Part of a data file
○ ○ ○ ○ ○

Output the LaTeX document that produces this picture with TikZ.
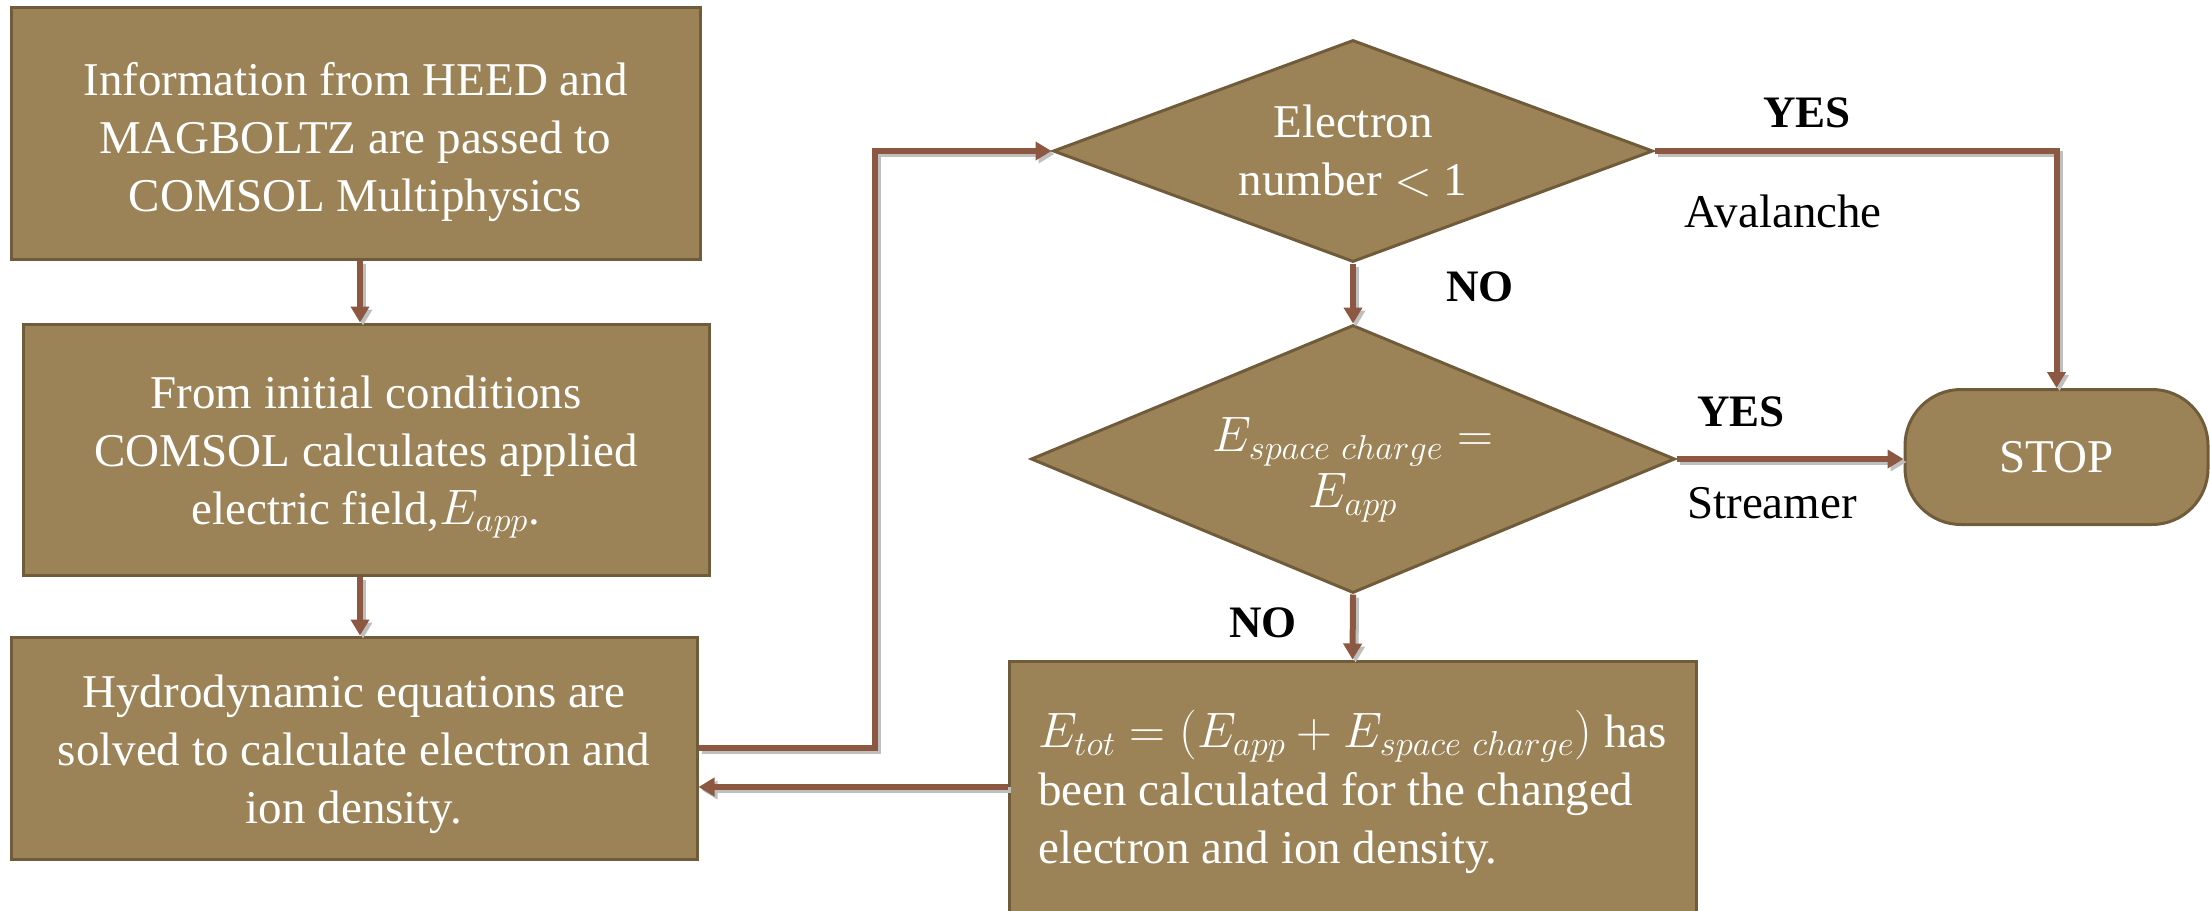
\documentclass[tikz,border=0pt]{standalone}
\usepackage{fontspec}
\setmainfont{Liberation Serif}
\usetikzlibrary{shapes.geometric,arrows.meta}
\definecolor{fillc}{RGB}{156,131,87}
\definecolor{bordc}{RGB}{112,92,58}
\definecolor{linec}{RGB}{140,88,66}
\newcommand{\fsz}{\fontsize{23.5}{29}\selectfont}
\newcommand{\lsz}{\fontsize{22.5}{27}\selectfont}
\begin{document}
\begin{tikzpicture}[x=0.5pt,y=-0.5pt,
  box/.style={draw=bordc, fill=fillc, line width=1.5pt, text=white, align=center, inner sep=0pt, font=\fsz},
  dia/.style={diamond, draw=bordc, fill=fillc, line width=1.5pt, text=white, align=center, inner sep=0pt, font=\fsz},
  arr/.style={draw=linec, line width=3pt, -{Triangle[length=8pt,width=9pt]},
     preaction={draw=black!25, line width=3pt, transform canvas={xshift=1.5pt,yshift=-1.5pt}}},
  lbl/.style={font=\lsz\bfseries, text=black, inner sep=0pt},
  plain/.style={font=\fsz, text=black, inner sep=0pt}]
\clip (0,0) rectangle (2210,910);

% boxes
\node[box, minimum width=344.5pt, minimum height=126pt] (b1) at (355.5,133)
  {\rule{0pt}{26pt}Information from HEED and\\ MAGBOLTZ are passed to\\ COMSOL Multiphysics};
\node[box, minimum width=343pt, minimum height=125.5pt] (b2) at (366,449.5)
  {\rule{0pt}{24pt}From initial conditions\\ COMSOL calculates applied\\ electric field,$E_{app}$.};
\node[box, minimum width=343pt, minimum height=111pt] (b3) at (354,748)
  {\rule{0pt}{22.5pt}Hydrodynamic equations are\\ solved to calculate electron and\\ ion density.};
\node[box, minimum width=343.5pt, minimum height=131pt, align=left] (b4) at (1352.5,792)
  {$E_{tot} = (E_{app} + E_{space\ charge})$ has\\ been calculated for the changed\\ electron and ion density.};

% decisions
\node[dia, minimum width=300pt, minimum height=111pt, aspect=2.7] (d1) at (1353,151)
  {Electron\\ number $<$ 1};
\node[dia, minimum width=322pt, minimum height=134pt, aspect=2.4] (d2) at (1353,459)
  {\rule{0pt}{28pt}$E_{space\ charge} =$\\[-1pt] $E_{app}$};

% terminator
\node[box, rounded corners=28pt, minimum width=151.5pt, minimum height=67.5pt] (stop) at (2056.5,457) {STOP};

% labels
\node[lbl] (yes1) at (1807,113) {YES};
\node[plain] (aval) at (1783,211) {Avalanche};
\node[lbl] (no1) at (1480,287) {NO};
\node[lbl] (yes2) at (1741,412) {YES};
\node[plain] (strm) at (1772,503) {Streamer};
\node[lbl] (no2) at (1263,623) {NO};

% helper coordinates
\coordinate (ax) at (360,0);
\coordinate (c1) at (875,748);
\coordinate (lo) at (0,787);

% connectors
\draw[arr] (b1.south -| ax) -- (b2.north -| ax);
\draw[arr] (b2.south -| ax) -- (b3.north -| ax);
\draw[arr] (b3.east) -- (c1) |- (d1.west);
\draw[arr] (d1.east) -| (stop.north);
\draw[arr] (d1.south) -- (d2.north);
\draw[arr] (d2.east) -- (d2.east -| stop.west);
\draw[arr] (d2.south) -- (b4.north);
\draw[arr] (b4.west |- lo) -- (b3.east |- lo);
\end{tikzpicture}
\end{document}
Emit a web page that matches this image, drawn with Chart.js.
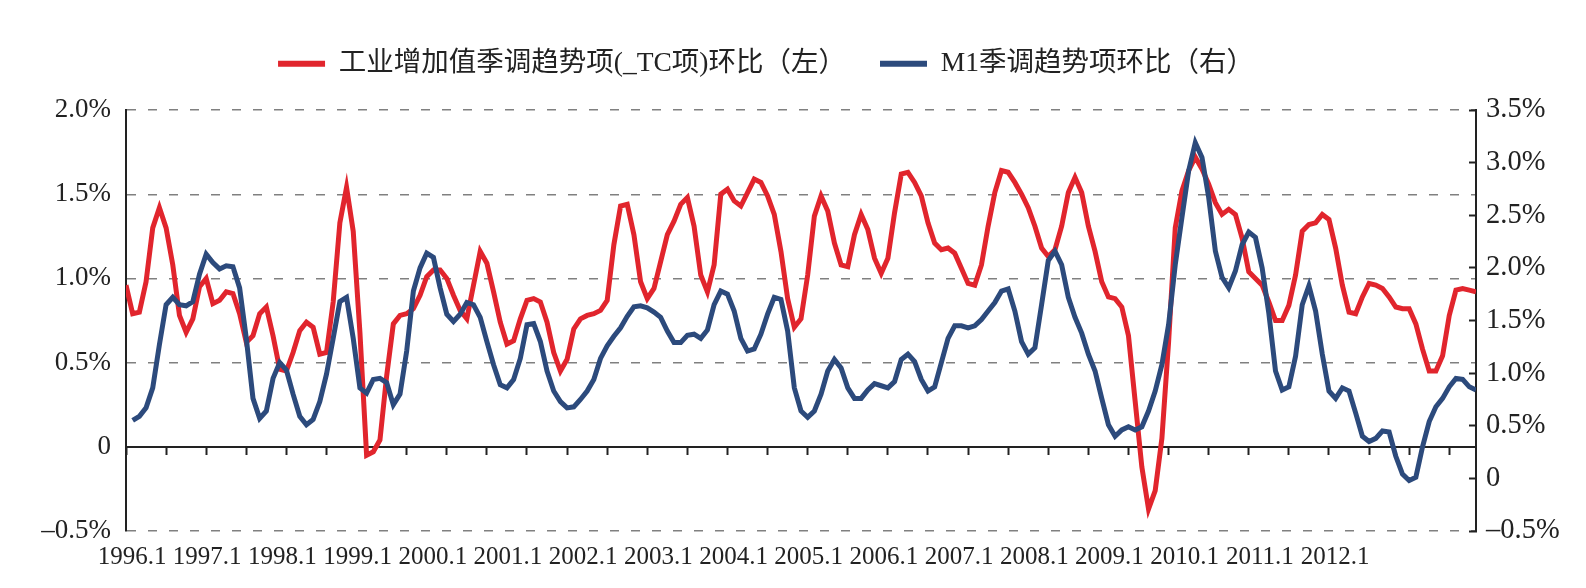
<!DOCTYPE html>
<html>
<head>
<meta charset="utf-8">
<script src="https://cdn.jsdelivr.net/npm/chart.js@4.4.1/dist/chart.umd.min.js"></script>
<style>
  html, body { margin: 0; background: #fff; }
  #wrap { width: 1586px; height: 588px; }
</style>
</head>
<body>
<div id="wrap"><canvas id="c"></canvas></div>
<script>
/* monthly, 1996.1 .. 2012.11 */
var industry = [
  0.96, 0.79, 0.80, 0.98, 1.30, 1.42, 1.30, 1.08, 0.78, 0.68, 0.76, 0.95,
  1.00, 0.85, 0.87, 0.92, 0.91, 0.79, 0.62, 0.66, 0.79, 0.83, 0.66, 0.46,
  0.45, 0.56, 0.69, 0.74, 0.71, 0.55, 0.56, 0.86, 1.33, 1.54, 1.28, 0.68,
  -0.05, -0.03, 0.04, 0.42, 0.73, 0.78, 0.79, 0.82, 0.90, 1.01, 1.05, 1.05,
  1.00, 0.90, 0.81, 0.76, 0.96, 1.16, 1.09, 0.92, 0.74, 0.61, 0.63, 0.76,
  0.87, 0.88, 0.86, 0.74, 0.56, 0.45, 0.52, 0.70, 0.76, 0.78, 0.79, 0.81,
  0.87, 1.20, 1.43, 1.44, 1.26, 0.98, 0.88, 0.94, 1.10, 1.26, 1.34, 1.44,
  1.48, 1.31, 1.02, 0.92, 1.08, 1.50, 1.53, 1.46, 1.43, 1.51, 1.59, 1.57,
  1.49, 1.38, 1.16, 0.88, 0.71, 0.76, 1.02, 1.37, 1.49, 1.40, 1.21, 1.08,
  1.07, 1.26, 1.38, 1.29, 1.12, 1.03, 1.12, 1.39, 1.62, 1.63, 1.57, 1.49,
  1.33, 1.21, 1.17, 1.18, 1.15, 1.06, 0.97, 0.96, 1.08, 1.31, 1.51, 1.64,
  1.63, 1.57, 1.50, 1.42, 1.31, 1.18, 1.13, 1.17, 1.31, 1.51, 1.60, 1.51,
  1.31, 1.16, 0.98, 0.89, 0.88, 0.83, 0.66, 0.27, -0.12, -0.37, -0.26, 0.05,
  0.62, 1.30, 1.52, 1.64, 1.72, 1.65, 1.56, 1.45, 1.38, 1.41, 1.38, 1.24,
  1.04, 1.00, 0.96, 0.86, 0.75, 0.75, 0.84, 1.02, 1.28, 1.32, 1.33, 1.38,
  1.35, 1.18, 0.96, 0.80, 0.79, 0.89, 0.97, 0.96, 0.94, 0.89, 0.83, 0.82,
  0.82, 0.73, 0.58, 0.45, 0.45, 0.54, 0.78, 0.93, 0.94, 0.93, 0.92
];

var m1 = [
  null, 0.55, 0.59, 0.67, 0.86, 1.27, 1.65, 1.72, 1.65, 1.64, 1.68, 1.94,
  2.13, 2.05, 1.99, 2.02, 2.01, 1.81, 1.33, 0.76, 0.57, 0.64, 0.95, 1.10,
  1.03, 0.80, 0.59, 0.51, 0.56, 0.73, 0.99, 1.33, 1.68, 1.72, 1.33, 0.86,
  0.81, 0.94, 0.95, 0.91, 0.70, 0.80, 1.21, 1.78, 2.00, 2.14, 2.10, 1.81,
  1.56, 1.49, 1.56, 1.67, 1.65, 1.53, 1.30, 1.08, 0.89, 0.86, 0.94, 1.14,
  1.46, 1.47, 1.30, 1.02, 0.83, 0.73, 0.67, 0.68, 0.75, 0.83, 0.94, 1.14,
  1.26, 1.35, 1.43, 1.54, 1.63, 1.64, 1.62, 1.58, 1.53, 1.40, 1.29, 1.29,
  1.36, 1.37, 1.33, 1.41, 1.65, 1.78, 1.75, 1.59, 1.33, 1.21, 1.23, 1.37,
  1.56, 1.72, 1.70, 1.40, 0.86, 0.64, 0.58, 0.64, 0.80, 1.02, 1.13, 1.05,
  0.86, 0.76, 0.76, 0.84, 0.90, 0.88, 0.86, 0.92, 1.13, 1.18, 1.11, 0.94,
  0.83, 0.87, 1.10, 1.33, 1.45, 1.45, 1.43, 1.45, 1.51, 1.59, 1.67, 1.78,
  1.80, 1.59, 1.30, 1.18, 1.24, 1.65, 2.07, 2.16, 2.03, 1.72, 1.53, 1.38,
  1.18, 1.02, 0.76, 0.51, 0.40, 0.46, 0.49, 0.46, 0.49, 0.64, 0.83, 1.08,
  1.46, 2.03, 2.48, 2.92, 3.19, 3.05, 2.67, 2.16, 1.91, 1.81, 1.97, 2.22,
  2.34, 2.29, 2.00, 1.57, 1.02, 0.84, 0.87, 1.16, 1.65, 1.83, 1.59, 1.18,
  0.83, 0.76, 0.86, 0.83, 0.62, 0.40, 0.35, 0.38, 0.45, 0.44, 0.21, 0.04,
  -0.02, 0.01, 0.30, 0.54, 0.68, 0.76, 0.87, 0.95, 0.94, 0.87, 0.84
];

var yearLabels = [
  "1996.1", "1997.1", "1998.1", "1999.1", "2000.1", "2001.1", "2002.1", "2003.1", "2004.1",
  "2005.1", "2006.1", "2007.1", "2008.1", "2009.1", "2010.1", "2011.1", "2012.1"
];
var leftTicks = [-0.5, 0, 0.5, 1.0, 1.5, 2.0];
var rightTicks = [-0.5, 0, 0.5, 1.0, 1.5, 2.0, 2.5, 3.0, 3.5];

var seriesNames = ["工业增加值季调趋势项(_TC项)环比（左）", "M1季调趋势项环比（右）"];
var RED = "#e1252d", BLUE = "#2c4a7c", INK = "#222222", GRID = "#808080";
var SERIF = '"Liberation Serif", "Times New Roman", "Noto Sans CJK SC", serif';

var lastIdx = industry.length - 1;
// the year row in the original is spaced a little tighter than the month ticks
var labelAxisMin = -0.08, labelAxisMax = 17.875;

function pts(arr) {
  return arr.map(function (v, i) { return { x: i, y: v }; });
}
function pct(v) {
  if (Math.abs(v) < 1e-9) return "0";
  return (v < 0 ? "\u2013" : "") + Math.abs(v).toFixed(1) + "%";
}
function fixedTicks(list) {
  return function (s) { s.ticks = list.map(function (v) { return { value: v }; }); };
}

var yearIdx = yearLabels.map(function (_, k) { return k; });
var halfYearVals = [];
for (var t = 0; t <= lastIdx - 1; t += 6) halfYearVals.push(t);

new Chart(document.getElementById("c"), {
  type: "line",
  data: {
    datasets: [
      {
        label: seriesNames[0], data: pts(industry), xAxisID: "xz", yAxisID: "y", order: 1,
        borderColor: RED, backgroundColor: RED, borderWidth: 5,
        pointRadius: 0, tension: 0
      },
      {
        label: seriesNames[1], data: pts(m1), xAxisID: "xz", yAxisID: "y2", order: 0,
        borderColor: BLUE, backgroundColor: BLUE, borderWidth: 5,
        pointRadius: 0, tension: 0
      }
    ]
  },
  options: {
    responsive: true,
    maintainAspectRatio: false,
    devicePixelRatio: 1,
    animation: false,
    layout: { padding: { top: 16, right: 27, bottom: 0, left: -27 } },
    plugins: {
      tooltip: { enabled: false },
      legend: {
        position: "top",
        weight: 3000,
        labels: {
          color: INK,
          font: { family: SERIF, size: 27.5 },
          boxWidth: 47,
          boxHeight: 6,
          padding: 34,
          sort: function (a, b) { return a.datasetIndex - b.datasetIndex; },
          generateLabels: function (chart) {
            return Chart.defaults.plugins.legend.labels.generateLabels(chart).map(function (l) {
              l.lineWidth = 0;
              return l;
            });
          }
        }
      },
      // blank spacer between legend and plot
      title: { display: true, text: "", font: { size: 1, lineHeight: 1 }, padding: { top: 0, bottom: 21.5 } }
    },
    scales: {
      x: {
        type: "linear", position: "bottom", min: labelAxisMin, max: labelAxisMax, bounds: "data",
        grid: { display: false, drawTicks: false },
        border: { display: false },
        afterBuildTicks: fixedTicks(yearIdx),
        afterFit: function (s) { s.height = 57; },
        ticks: {
          autoSkip: false, maxRotation: 0, padding: 11,
          color: INK, font: { family: SERIF, size: 25 },
          callback: function (v, i) { return yearLabels[i]; }
        }
      },
      xz: {
        type: "linear", axis: "x", position: { y: 0 }, min: 0, max: lastIdx, bounds: "data",
        grid: { drawOnChartArea: false, drawTicks: true, tickLength: 7, tickColor: INK, tickWidth: 2 },
        border: { color: INK, width: 2 },
        ticks: { display: false },
        afterBuildTicks: fixedTicks(halfYearVals),
        afterFit: function (s) { s.height = 0; }
      },
      y: {
        position: "left", min: -0.5, max: 2.0,
        afterBuildTicks: fixedTicks(leftTicks),
        afterFit: function (s) { s.width = 153; },
        grid: {
          drawTicks: false, lineWidth: 1.4,
          color: function (c) { return c.tick && c.tick.value === 0 ? "rgba(0,0,0,0)" : GRID; }
        },
        border: { color: INK, width: 2, dash: [9, 12] },
        ticks: { padding: 15, color: INK, font: { family: SERIF, size: 27 }, callback: pct }
      },
      y2: {
        position: "right", min: -0.5, max: 3.5,
        afterBuildTicks: fixedTicks(rightTicks),
        afterFit: function (s) { s.width = 83; },
        grid: { drawOnChartArea: false, drawTicks: true, tickLength: -7, tickColor: INK, tickWidth: 2 },
        border: { color: INK, width: 2 },
        ticks: { padding: 17, color: INK, font: { family: SERIF, size: 28.5 }, callback: pct }
      }
    }
  }
});
</script>
</body>
</html>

○ ○ ○ ○ ○

• **WHAT YOU HAVE TO DO**:
Only the lines from the start of the records to the one containing "has\\ been calculated" should be repeated, exactly and with both ends kept; drop any pictures.

• **COMPLETED EXERCISE**:
Output the LaTeX document that produces this picture with TikZ.
\documentclass[tikz,border=0pt]{standalone}
\usepackage{fontspec}
\setmainfont{Liberation Serif}
\usetikzlibrary{shapes.geometric,arrows.meta}
\definecolor{fillc}{RGB}{156,131,87}
\definecolor{bordc}{RGB}{112,92,58}
\definecolor{linec}{RGB}{140,88,66}
\newcommand{\fsz}{\fontsize{23.5}{29}\selectfont}
\newcommand{\lsz}{\fontsize{22.5}{27}\selectfont}
\begin{document}
\begin{tikzpicture}[x=0.5pt,y=-0.5pt,
  box/.style={draw=bordc, fill=fillc, line width=1.5pt, text=white, align=center, inner sep=0pt, font=\fsz},
  dia/.style={diamond, draw=bordc, fill=fillc, line width=1.5pt, text=white, align=center, inner sep=0pt, font=\fsz},
  arr/.style={draw=linec, line width=3pt, -{Triangle[length=8pt,width=9pt]},
     preaction={draw=black!25, line width=3pt, transform canvas={xshift=1.5pt,yshift=-1.5pt}}},
  lbl/.style={font=\lsz\bfseries, text=black, inner sep=0pt},
  plain/.style={font=\fsz, text=black, inner sep=0pt}]
\clip (0,0) rectangle (2210,910);

% boxes
\node[box, minimum width=344.5pt, minimum height=126pt] (b1) at (355.5,133)
  {\rule{0pt}{26pt}Information from HEED and\\ MAGBOLTZ are passed to\\ COMSOL Multiphysics};
\node[box, minimum width=343pt, minimum height=125.5pt] (b2) at (366,449.5)
  {\rule{0pt}{24pt}From initial conditions\\ COMSOL calculates applied\\ electric field,$E_{app}$.};
\node[box, minimum width=343pt, minimum height=111pt] (b3) at (354,748)
  {\rule{0pt}{22.5pt}Hydrodynamic equations are\\ solved to calculate electron and\\ ion density.};
\node[box, minimum width=343.5pt, minimum height=131pt, align=left] (b4) at (1352.5,792)
  {$E_{tot} = (E_{app} + E_{space\ charge})$ has\\ been calculated for the changed\\ electron and ion density.};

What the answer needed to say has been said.